◆ Your goal: Without the pictures, output the records below word for word.

(Rows from a dataset of charts and code)
---*---

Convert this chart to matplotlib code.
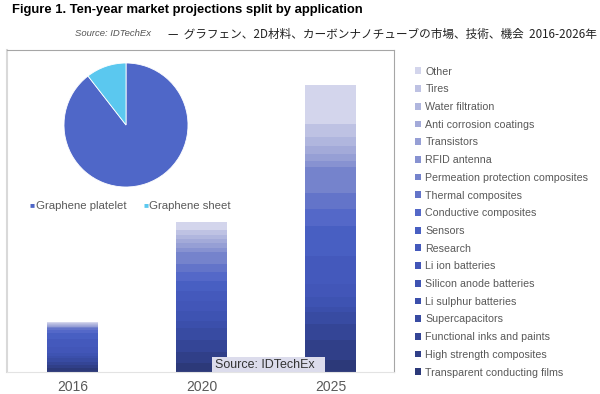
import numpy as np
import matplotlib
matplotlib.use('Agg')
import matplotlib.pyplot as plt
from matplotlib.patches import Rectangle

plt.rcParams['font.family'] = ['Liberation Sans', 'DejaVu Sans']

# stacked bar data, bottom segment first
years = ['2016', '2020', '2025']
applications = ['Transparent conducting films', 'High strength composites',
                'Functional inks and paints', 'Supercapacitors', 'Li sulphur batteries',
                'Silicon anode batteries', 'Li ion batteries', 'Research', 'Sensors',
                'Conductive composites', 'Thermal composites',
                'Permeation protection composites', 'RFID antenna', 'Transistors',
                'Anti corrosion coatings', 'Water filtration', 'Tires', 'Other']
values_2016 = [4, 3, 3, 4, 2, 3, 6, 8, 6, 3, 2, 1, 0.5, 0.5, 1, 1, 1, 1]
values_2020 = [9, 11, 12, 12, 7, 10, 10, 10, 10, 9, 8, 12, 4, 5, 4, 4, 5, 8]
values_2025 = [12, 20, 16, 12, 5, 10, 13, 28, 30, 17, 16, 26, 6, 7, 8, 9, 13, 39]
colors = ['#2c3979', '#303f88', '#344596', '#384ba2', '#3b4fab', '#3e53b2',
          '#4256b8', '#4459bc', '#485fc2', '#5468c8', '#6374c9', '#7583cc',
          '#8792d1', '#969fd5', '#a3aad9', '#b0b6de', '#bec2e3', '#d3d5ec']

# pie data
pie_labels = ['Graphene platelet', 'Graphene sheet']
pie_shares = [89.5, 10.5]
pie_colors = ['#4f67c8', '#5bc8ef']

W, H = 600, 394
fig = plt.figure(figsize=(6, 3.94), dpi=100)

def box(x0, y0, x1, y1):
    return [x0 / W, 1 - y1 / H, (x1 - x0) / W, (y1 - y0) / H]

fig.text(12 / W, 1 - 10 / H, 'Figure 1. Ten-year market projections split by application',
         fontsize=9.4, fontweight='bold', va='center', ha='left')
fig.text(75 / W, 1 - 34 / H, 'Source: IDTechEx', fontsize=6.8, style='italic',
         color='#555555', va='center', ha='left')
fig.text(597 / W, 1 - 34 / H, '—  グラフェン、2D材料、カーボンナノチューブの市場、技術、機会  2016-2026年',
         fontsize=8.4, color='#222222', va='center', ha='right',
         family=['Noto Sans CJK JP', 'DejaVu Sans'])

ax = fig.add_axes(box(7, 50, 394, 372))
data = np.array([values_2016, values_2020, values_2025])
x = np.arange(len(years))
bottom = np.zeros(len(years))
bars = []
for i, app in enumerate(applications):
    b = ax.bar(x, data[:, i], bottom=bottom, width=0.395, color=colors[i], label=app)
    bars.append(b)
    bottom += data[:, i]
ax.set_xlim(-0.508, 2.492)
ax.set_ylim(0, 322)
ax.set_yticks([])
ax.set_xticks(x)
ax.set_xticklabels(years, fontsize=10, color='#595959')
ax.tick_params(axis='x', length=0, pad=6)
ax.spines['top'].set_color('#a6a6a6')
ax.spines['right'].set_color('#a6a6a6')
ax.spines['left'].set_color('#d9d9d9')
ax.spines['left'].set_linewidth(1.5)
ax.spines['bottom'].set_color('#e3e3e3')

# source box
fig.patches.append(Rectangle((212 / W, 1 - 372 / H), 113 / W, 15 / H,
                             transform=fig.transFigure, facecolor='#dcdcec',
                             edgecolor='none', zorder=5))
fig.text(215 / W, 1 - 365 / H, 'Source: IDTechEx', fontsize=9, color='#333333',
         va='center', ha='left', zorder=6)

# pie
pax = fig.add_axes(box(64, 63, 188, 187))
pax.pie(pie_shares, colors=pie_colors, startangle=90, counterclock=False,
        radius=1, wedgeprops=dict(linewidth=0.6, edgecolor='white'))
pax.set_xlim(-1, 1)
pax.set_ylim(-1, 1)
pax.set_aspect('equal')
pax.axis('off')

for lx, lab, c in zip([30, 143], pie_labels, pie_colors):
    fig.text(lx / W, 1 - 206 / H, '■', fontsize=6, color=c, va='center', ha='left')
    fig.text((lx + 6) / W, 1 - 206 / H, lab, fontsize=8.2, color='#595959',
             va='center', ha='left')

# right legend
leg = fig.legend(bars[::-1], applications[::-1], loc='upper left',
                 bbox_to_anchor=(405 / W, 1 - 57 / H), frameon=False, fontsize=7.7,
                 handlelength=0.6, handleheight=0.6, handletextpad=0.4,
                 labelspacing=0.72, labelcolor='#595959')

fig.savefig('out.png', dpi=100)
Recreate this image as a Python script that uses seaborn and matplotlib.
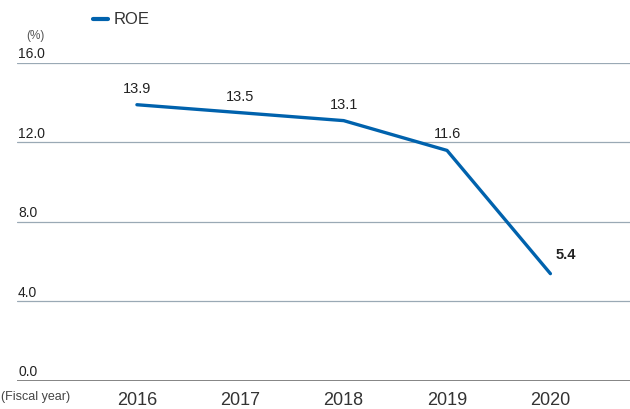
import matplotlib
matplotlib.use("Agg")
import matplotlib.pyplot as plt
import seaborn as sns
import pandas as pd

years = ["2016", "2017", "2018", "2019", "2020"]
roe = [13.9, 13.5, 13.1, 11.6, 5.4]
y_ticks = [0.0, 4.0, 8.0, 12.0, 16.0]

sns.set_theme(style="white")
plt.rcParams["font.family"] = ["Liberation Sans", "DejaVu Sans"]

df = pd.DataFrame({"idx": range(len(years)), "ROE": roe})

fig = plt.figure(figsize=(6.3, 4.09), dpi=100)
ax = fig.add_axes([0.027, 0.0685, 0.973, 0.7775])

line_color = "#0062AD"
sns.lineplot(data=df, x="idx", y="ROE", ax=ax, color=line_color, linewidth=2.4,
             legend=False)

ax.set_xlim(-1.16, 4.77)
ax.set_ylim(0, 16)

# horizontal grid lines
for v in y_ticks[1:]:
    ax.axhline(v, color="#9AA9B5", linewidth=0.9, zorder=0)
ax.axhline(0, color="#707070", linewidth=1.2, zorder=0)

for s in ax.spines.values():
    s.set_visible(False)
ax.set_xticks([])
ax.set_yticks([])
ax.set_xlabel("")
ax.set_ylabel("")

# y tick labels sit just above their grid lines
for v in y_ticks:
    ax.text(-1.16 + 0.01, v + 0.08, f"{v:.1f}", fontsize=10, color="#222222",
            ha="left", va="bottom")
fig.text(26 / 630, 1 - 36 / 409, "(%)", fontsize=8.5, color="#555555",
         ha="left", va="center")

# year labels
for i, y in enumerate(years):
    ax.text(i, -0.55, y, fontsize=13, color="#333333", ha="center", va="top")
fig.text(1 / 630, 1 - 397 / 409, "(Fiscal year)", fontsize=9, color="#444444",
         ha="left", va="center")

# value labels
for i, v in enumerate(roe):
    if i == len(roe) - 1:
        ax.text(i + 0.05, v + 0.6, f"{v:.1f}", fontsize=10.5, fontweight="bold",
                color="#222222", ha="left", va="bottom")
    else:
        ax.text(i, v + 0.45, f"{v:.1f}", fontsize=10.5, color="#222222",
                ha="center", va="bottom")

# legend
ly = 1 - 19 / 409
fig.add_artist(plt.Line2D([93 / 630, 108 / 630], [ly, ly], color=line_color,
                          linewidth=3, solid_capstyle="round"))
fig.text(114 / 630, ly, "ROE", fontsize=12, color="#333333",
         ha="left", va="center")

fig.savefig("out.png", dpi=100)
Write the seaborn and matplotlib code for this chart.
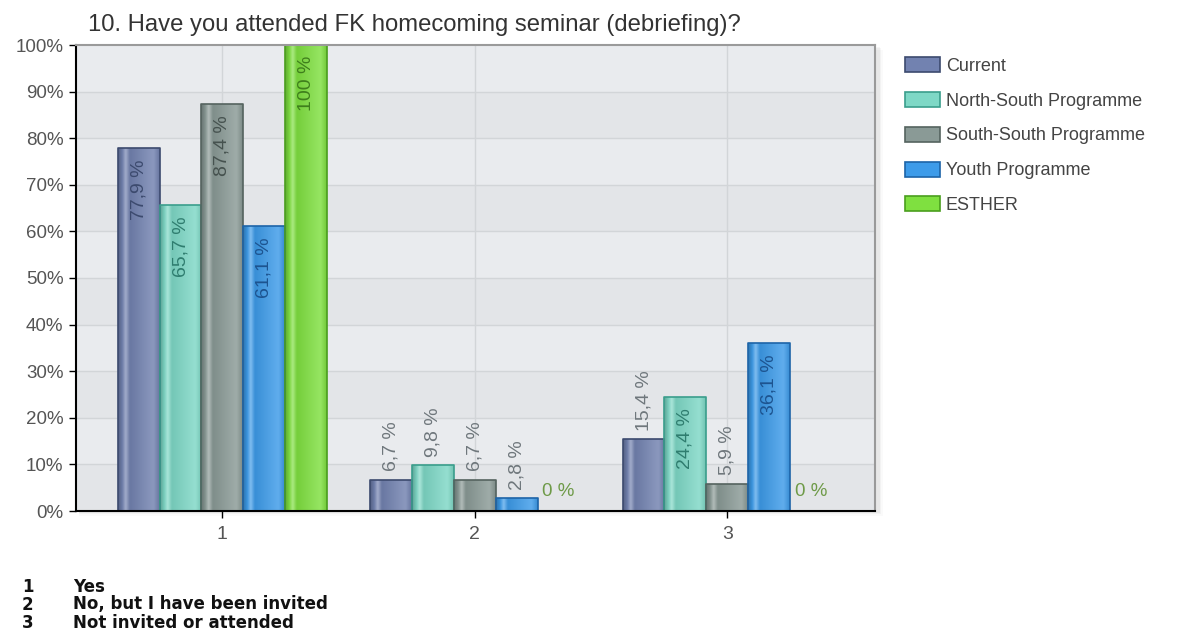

---*---

◆ Written response:
Convert this chart to matplotlib code.
import numpy as np
import matplotlib
matplotlib.use('Agg')
import matplotlib.pyplot as plt
from matplotlib.patches import Rectangle

plt.rcParams['font.family'] = ['Liberation Sans', 'DejaVu Sans']

# stacked bar data, bottom segment first
years = ['2016', '2020', '2025']
applications = ['Transparent conducting films', 'High strength composites',
                'Functional inks and paints', 'Supercapacitors', 'Li sulphur batteries',
                'Silicon anode batteries', 'Li ion batteries', 'Research', 'Sensors',
                'Conductive composites', 'Thermal composites',
                'Permeation protection composites', 'RFID antenna', 'Transistors',
                'Anti corrosion coatings', 'Water filtration', 'Tires', 'Other']
values_2016 = [4, 3, 3, 4, 2, 3, 6, 8, 6, 3, 2, 1, 0.5, 0.5, 1, 1, 1, 1]
values_2020 = [9, 11, 12, 12, 7, 10, 10, 10, 10, 9, 8, 12, 4, 5, 4, 4, 5, 8]
values_2025 = [12, 20, 16, 12, 5, 10, 13, 28, 30, 17, 16, 26, 6, 7, 8, 9, 13, 39]
colors = ['#2c3979', '#303f88', '#344596', '#384ba2', '#3b4fab', '#3e53b2',
          '#4256b8', '#4459bc', '#485fc2', '#5468c8', '#6374c9', '#7583cc',
          '#8792d1', '#969fd5', '#a3aad9', '#b0b6de', '#bec2e3', '#d3d5ec']

# pie data
pie_labels = ['Graphene platelet', 'Graphene sheet']
pie_shares = [89.5, 10.5]
pie_colors = ['#4f67c8', '#5bc8ef']

W, H = 600, 394
fig = plt.figure(figsize=(6, 3.94), dpi=100)

def box(x0, y0, x1, y1):
    return [x0 / W, 1 - y1 / H, (x1 - x0) / W, (y1 - y0) / H]

fig.text(12 / W, 1 - 10 / H, 'Figure 1. Ten-year market projections split by application',
         fontsize=9.4, fontweight='bold', va='center', ha='left')
fig.text(75 / W, 1 - 34 / H, 'Source: IDTechEx', fontsize=6.8, style='italic',
         color='#555555', va='center', ha='left')
fig.text(597 / W, 1 - 34 / H, '—  グラフェン、2D材料、カーボンナノチューブの市場、技術、機会  2016-2026年',
         fontsize=8.4, color='#222222', va='center', ha='right',
         family=['Noto Sans CJK JP', 'DejaVu Sans'])

ax = fig.add_axes(box(7, 50, 394, 372))
data = np.array([values_2016, values_2020, values_2025])
x = np.arange(len(years))
bottom = np.zeros(len(years))
bars = []
for i, app in enumerate(applications):
    b = ax.bar(x, data[:, i], bottom=bottom, width=0.395, color=colors[i], label=app)
    bars.append(b)
    bottom += data[:, i]
ax.set_xlim(-0.508, 2.492)
ax.set_ylim(0, 322)
ax.set_yticks([])
ax.set_xticks(x)
ax.set_xticklabels(years, fontsize=10, color='#595959')
ax.tick_params(axis='x', length=0, pad=6)
ax.spines['top'].set_color('#a6a6a6')
ax.spines['right'].set_color('#a6a6a6')
ax.spines['left'].set_color('#d9d9d9')
ax.spines['left'].set_linewidth(1.5)
ax.spines['bottom'].set_color('#e3e3e3')

# source box
fig.patches.append(Rectangle((212 / W, 1 - 372 / H), 113 / W, 15 / H,
                             transform=fig.transFigure, facecolor='#dcdcec',
                             edgecolor='none', zorder=5))
fig.text(215 / W, 1 - 365 / H, 'Source: IDTechEx', fontsize=9, color='#333333',
         va='center', ha='left', zorder=6)

# pie
pax = fig.add_axes(box(64, 63, 188, 187))
pax.pie(pie_shares, colors=pie_colors, startangle=90, counterclock=False,
        radius=1, wedgeprops=dict(linewidth=0.6, edgecolor='white'))
pax.set_xlim(-1, 1)
pax.set_ylim(-1, 1)
pax.set_aspect('equal')
pax.axis('off')

for lx, lab, c in zip([30, 143], pie_labels, pie_colors):
    fig.text(lx / W, 1 - 206 / H, '■', fontsize=6, color=c, va='center', ha='left')
    fig.text((lx + 6) / W, 1 - 206 / H, lab, fontsize=8.2, color='#595959',
             va='center', ha='left')

# right legend
leg = fig.legend(bars[::-1], applications[::-1], loc='upper left',
                 bbox_to_anchor=(405 / W, 1 - 57 / H), frameon=False, fontsize=7.7,
                 handlelength=0.6, handleheight=0.6, handletextpad=0.4,
                 labelspacing=0.72, labelcolor='#595959')

fig.savefig('out.png', dpi=100)
Recreate this image as a Python script that uses seaborn and matplotlib.
import matplotlib
matplotlib.use("Agg")
import matplotlib.pyplot as plt
import seaborn as sns
import pandas as pd

years = ["2016", "2017", "2018", "2019", "2020"]
roe = [13.9, 13.5, 13.1, 11.6, 5.4]
y_ticks = [0.0, 4.0, 8.0, 12.0, 16.0]

sns.set_theme(style="white")
plt.rcParams["font.family"] = ["Liberation Sans", "DejaVu Sans"]

df = pd.DataFrame({"idx": range(len(years)), "ROE": roe})

fig = plt.figure(figsize=(6.3, 4.09), dpi=100)
ax = fig.add_axes([0.027, 0.0685, 0.973, 0.7775])

line_color = "#0062AD"
sns.lineplot(data=df, x="idx", y="ROE", ax=ax, color=line_color, linewidth=2.4,
             legend=False)

ax.set_xlim(-1.16, 4.77)
ax.set_ylim(0, 16)

# horizontal grid lines
for v in y_ticks[1:]:
    ax.axhline(v, color="#9AA9B5", linewidth=0.9, zorder=0)
ax.axhline(0, color="#707070", linewidth=1.2, zorder=0)

for s in ax.spines.values():
    s.set_visible(False)
ax.set_xticks([])
ax.set_yticks([])
ax.set_xlabel("")
ax.set_ylabel("")

# y tick labels sit just above their grid lines
for v in y_ticks:
    ax.text(-1.16 + 0.01, v + 0.08, f"{v:.1f}", fontsize=10, color="#222222",
            ha="left", va="bottom")
fig.text(26 / 630, 1 - 36 / 409, "(%)", fontsize=8.5, color="#555555",
         ha="left", va="center")

# year labels
for i, y in enumerate(years):
    ax.text(i, -0.55, y, fontsize=13, color="#333333", ha="center", va="top")
fig.text(1 / 630, 1 - 397 / 409, "(Fiscal year)", fontsize=9, color="#444444",
         ha="left", va="center")

# value labels
for i, v in enumerate(roe):
    if i == len(roe) - 1:
        ax.text(i + 0.05, v + 0.6, f"{v:.1f}", fontsize=10.5, fontweight="bold",
                color="#222222", ha="left", va="bottom")
    else:
        ax.text(i, v + 0.45, f"{v:.1f}", fontsize=10.5, color="#222222",
                ha="center", va="bottom")

# legend
ly = 1 - 19 / 409
fig.add_artist(plt.Line2D([93 / 630, 108 / 630], [ly, ly], color=line_color,
                          linewidth=3, solid_capstyle="round"))
fig.text(114 / 630, ly, "ROE", fontsize=12, color="#333333",
         ha="left", va="center")

fig.savefig("out.png", dpi=100)
Write the seaborn and matplotlib code for this chart.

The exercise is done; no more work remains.